Tuttavia, le osservazioni dell’universo attuale rivelano che quasi tutta la materia nell’universo non è affatto neutra. La materia è ionizzata e presente ancora nello stato di plasma. Qualcosa, nei miliardi di anni successivi, ha indotto la reionizzazione del gas neutro dell’universo e grazie al James Webb Space Telescope siamo vicini alla soluzione. Gli astronomi chiamano questo evento l’Epoca della Reionizzazione e sospettano che sia avvenuto nelle prime centinaia di milioni di anni dopo il Big Bang

Le ipotesi di reionizzazione dell’universo

Uno dei grandi dibattiti nella cosmologia è scoprire la fonte della reionizzazione. Un’ipotesi è che le quasar siano le principali responsabili. Le quasar sono i nuclei ultra luminosi che circondano i buchi neri supermassicci che emettono enormi quantità di radiazioni ad alta energia. Questa radiazione potrebbe facilmente ionizzare il cosmo. Ma il problema con questa ipotesi è che le quasar sono molto rare.

Un’altra ipotesi prevede che ne siano responsabili le giovani galassie in piena formazione stellare. In questo scenario il processo di ionizzazione del gas neutro è più diffuso in tutto l’universo. Ogni singola galassia è in grado di ionizzare solo il gas nelle sue immediate vicinanze. Poiché la distribuzione delle galassie è massiccia nel cosmo è probabile che la reionizzazione parta da questi oggetti. 
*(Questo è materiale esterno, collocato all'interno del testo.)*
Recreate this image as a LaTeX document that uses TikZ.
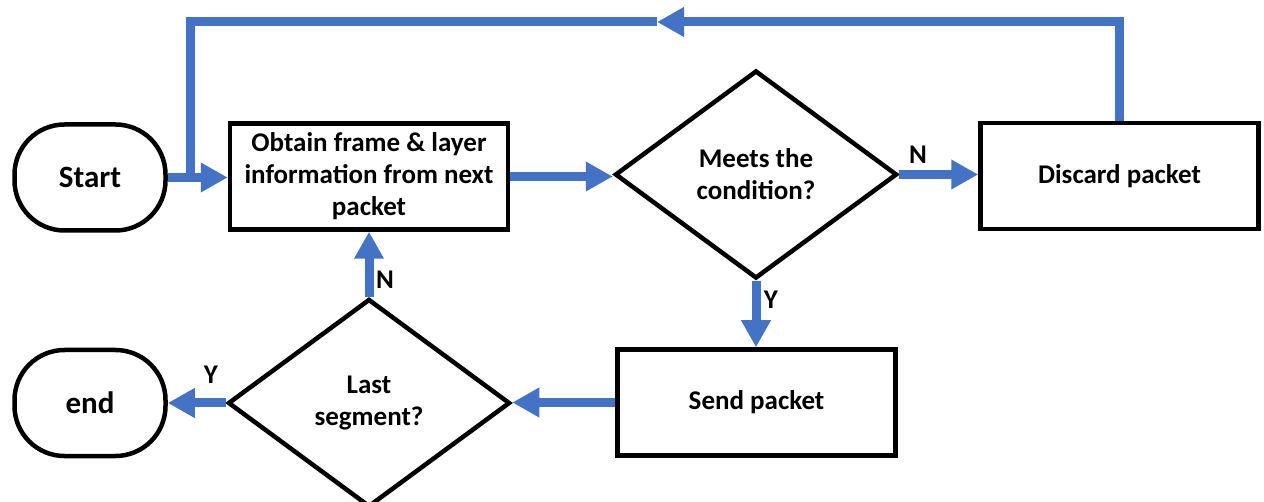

Un team di astronomi ha utilizzato James Webb per indagare su questa ipotesi. Ovviamente non si è potuti indagare direttamente la radiazione che esce dalle galassie. Parte di questa radiazione è assorbita dai miliardi di anni luce di materia che separa noi e le galassie in esame. Usando la capacità di James Webb di studiare galassie lontane, hanno misurato quanto fossero compatte e ricche nel processo di formazione stellare. Confrontando queste galassie con galassie simili trovate nell’universo attuale hanno generato una stima della quantità di radiazione che fuoriesce da esse.

I risultati

La ricerca stima che in media, le galassie nell’universo primordiale, abbiano perso circa il 12% dei loro fotoni ad alta energia disponibili. Questa quota è sufficiente per reionizzare potenzialmente l’intero cosmo in un lasso di tempo relativamente breve. I risultati, scaturiti dalle osservazioni con James Webb sono stati pubblicati sulla rivista Astronomy & Astrophysics (rif.) e mettono in risalto quanto sia credibile la reionizzazione dell’universo tramite le galassie.

I risultati tuttavia non sono conclusivi, a causa del numerose ipotesi che i ricercatori hanno dovuto fare. Ma finalmente si punta in una direzione intrigante per risolvere definitivamente questo enigma cosmico di vecchia data.